# Quick change tool post



## dogman1313 (Sep 16, 2014)

I just got me a 1991 Shop-task 1720 xm & its in great shape. I'm looking for a quick change tool post setup. Does anyone know which one will fit this machine.

Thanks
Dave


----------



## Rbeckett (Sep 17, 2014)

I would give Chris at Little Machine Shop a call or email and see if he knows.  Some of the older machines, especially some 3-N-1's require a special stud in the cross slide to properly adapt one to the machine.  Failure to use the correct stud will create chatter and vibration and you will never get a decent surface finish or hold any specs very consistently.  Hope this helps.

Bob


----------



## SEK_22Hornet (Sep 17, 2014)

I think Shoptask is still in business as ShopMaster - you might contact them and see if they can help you out.


----------



## tweinke (Sep 17, 2014)

Yes they are still around, shopmasterusa.com. Seem to remember AXA as being a good size.


----------



## kd4gij (Sep 17, 2014)

What? New machine and no pics!:nono:


----------



## dogman1313 (Sep 21, 2014)

kd4gij said:


> What? New machine and no pics!:nono:


Here are some pics. It came with a bench grinder, tool post, mill vise, 6-de-burr tools, 40, taps, bunch of drill bits, live center, tailstock chuck, 4 jaw chuck, Starret mic, & caliper, 3 jaw chuck. I have to replace 3 dried out belts, but I've already made a part for my 1950 craftsman drill press.


----------



## Falcon67 (Sep 21, 2014)

Agree - that looks in the "9x20" class of machines, so an AXA/Phase II/etc should fit well.  I would join the 9x20 group at Yahoo because there are many details on 9x20 lathe modifications that would probably translate to that machine.  Including adding on a QCTP.


----------



## dogman1313 (Sep 22, 2014)

Falcon67 said:


> Agree - that looks in the "9x20" class of machines, so an AXA/Phase II/etc should fit well.  I would join the 9x20 group at Yahoo because there are many details on 9x20 lathe modifications that would probably translate to that machine.  Including adding on a QCTP.

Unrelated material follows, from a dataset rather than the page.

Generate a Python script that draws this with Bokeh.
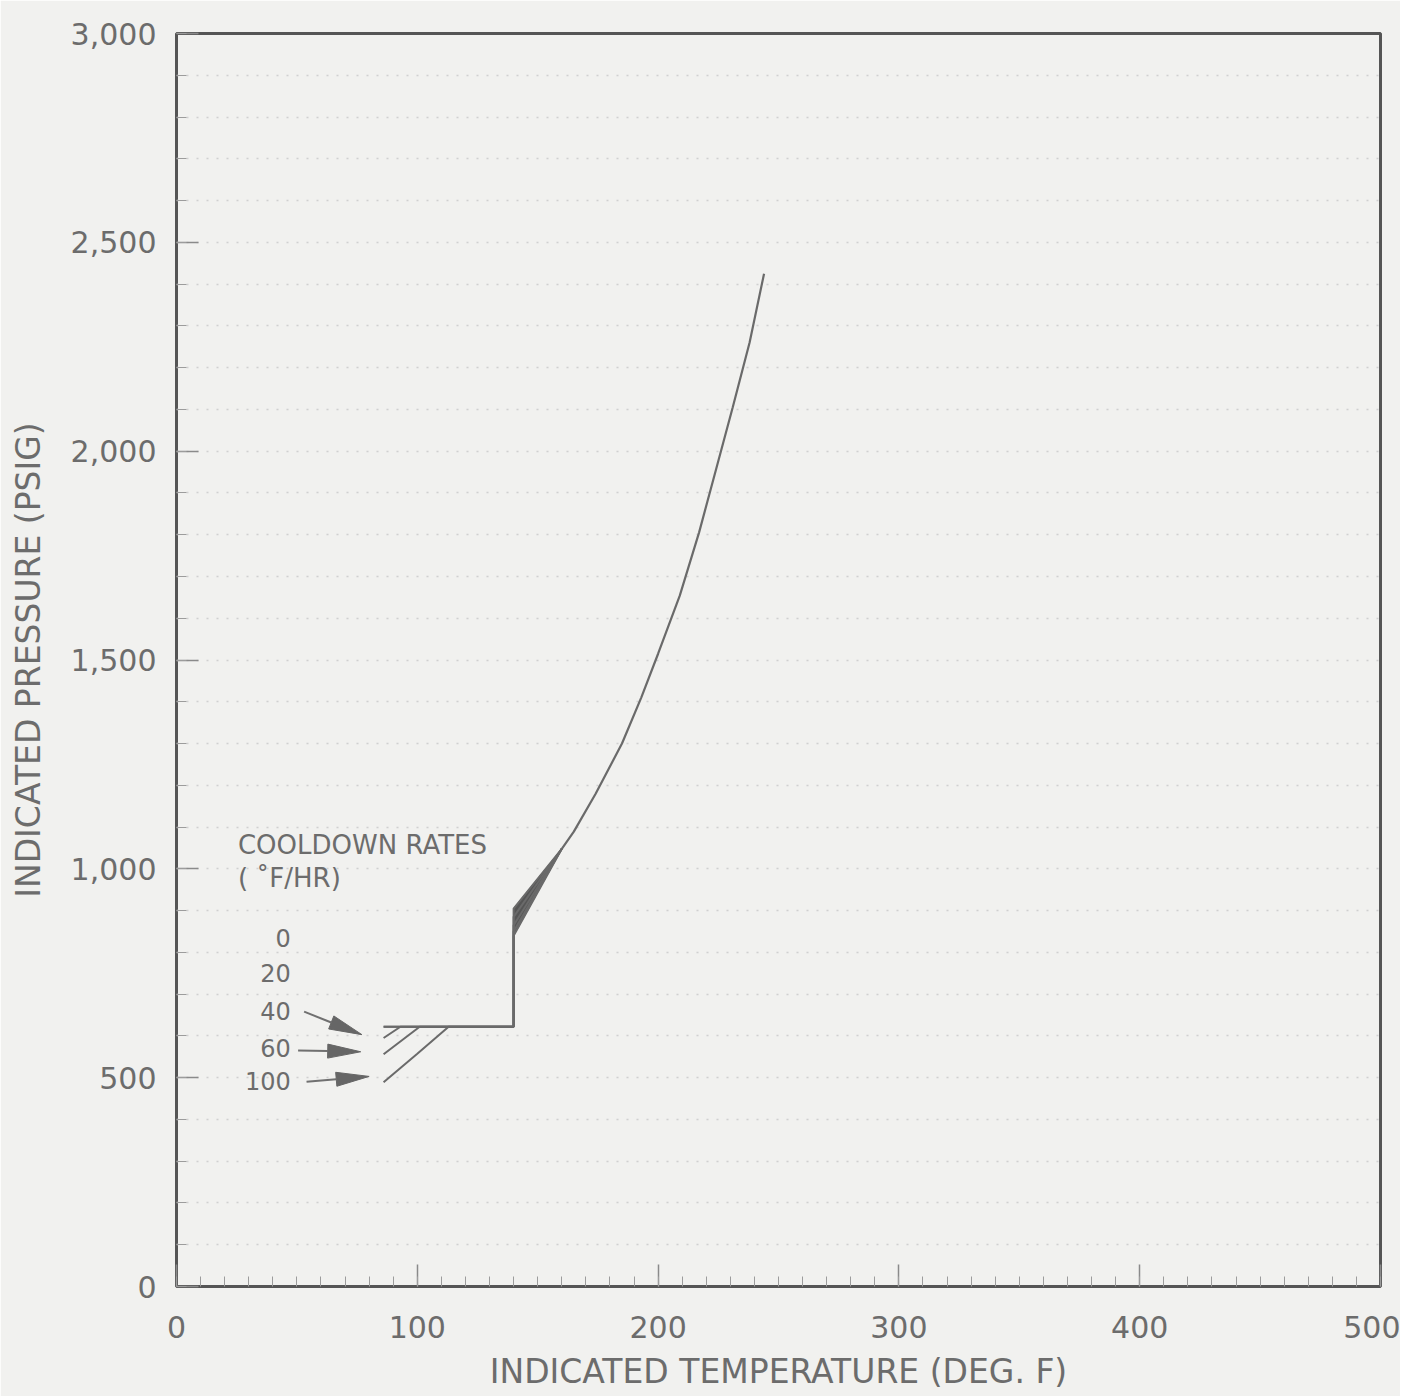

Thanks for the reply, do you have a like to that group/ Or how do you find the group? I thought yahoo groups disbanded years ago.


----------



## Falcon67 (Sep 22, 2014)

https://groups.yahoo.com/neo/groups/9x20Lathe/conversations/messages


----------



## dogman1313 (Sep 23, 2014)

Thanks, I joined the group along with Practical Machinist. Hopefully these will help. Any other suggestions would be appreciated.


----------